Mayday! The ferries are here! A Letter from New York

Text: Ian Keldoulis

Tranquility and transit are disconnected in any New Yorker’s head. Our subways are crammed with cranky people assailed by announcements of delays due to track fires, police actions, breakdowns, sick passengers and my personal favorite, train traffic ahead. (Shouldn’t there always be train traffic ahead?)

At 7:30 am on Friday, April 21st, a power failure at the Seventh Avenue and 53rd St station dominoed into massive delays on the B, D, F, M, A, C, E, J, Q, G and R trains —over 50% of the system. This came on the heels of two derailments in two weeks at Penn Station. Talking about our crumbling infrastructure is not considered polite conversation, even though it’s the only thing our dysfunctional politicians agree about.

Sensing our distress, New York City launched a new ferry service on May 1st. May Day. Or Mayday in nautical parlance. At long last, a peaceful alternative has washed up on our shores—for the price of a Metrocard. Our urban planners reached this enlightened decision after studying other cities, most notably Sydney.

Now, you’re saying New York has always had ferries, what about the legendary Staten Island Ferry? It’s free! Well that’s great if you live in Staten Island, a place that’s culturally in New Jersey and voted for Trump. And speaking of New Jersey, ferries have crisscrossed the Hudson for years. Fine. But let’s get real, this is the first feasible attempt to link the other four boroughs by our most neglected artery, the water.

 

“Perhaps ferries, a city not state initiative, could be the big splashy, success Mayor de Blasio needs before the November election.”

 

Walking around New York you’d never know it was once a maritime powerhouse. The mighty Hudson river is really a giant salt-water estuary that’s tidal all the way to Albany and perfect for big ships. The goods of the world were unloaded at myriads of docks that swarmed around Manhattan and Brooklyn like giant waterborne centipedes—our wealth built on sea legs. But long before airplanes replaced passenger ships and containerization ripped the heart out of the port, New York turned its back on the sea. We looked inward, fashioning our center along the commercial spine of Fifth Avenue and focused our gaze upward on towers in the sky. While Central Park became our lungs, the East River devolved into a cancerous urethra. (Let’s not ponder an anatomical analogy for the Gowanus Canal.)

Who cared the city has 520 miles (840km) of coastline when the only two miles of it you could enjoy were Coney Island? (Best experienced from the boardwalk or at the freak show.) Or Orchard Beach? Where the last plunge I took rewarded me with a rash.

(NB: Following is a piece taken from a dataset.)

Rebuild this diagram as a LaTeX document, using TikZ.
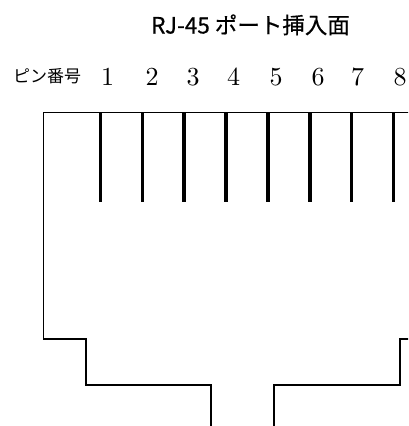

But the tide has turned. New Yorkers are waking up to the fact that we live on an archipelago. Governor’s Island has become a summer playground. Randall’s Island alternates from art precinct to mega disco. On the renovated piers in the Village picnickers sun themselves alongside the rent boys. And now—ferries!  

In forty-three minutes you can go from Sound View in The Bronx to Wall Street. Or from Astoria, Queens and Bayridge, Brooklyn, too. You can put your surfboard on a rack and head to Rockaway. All this new transportation without spending a bazillion dollars and keeping entire neighborhoods awake for decades like the Second Avenue subway. Perhaps ferries, a city not state initiative, could be the big splashy, success Mayor de Blasio needs before the November election.

Hornblower, the company running NYC Ferries, estimates by 2018, it will carry 4.6 million passengers on its 20 boats servicing 22 landings along 60 miles of routes. However you do the math, the stress relief will be incalculable.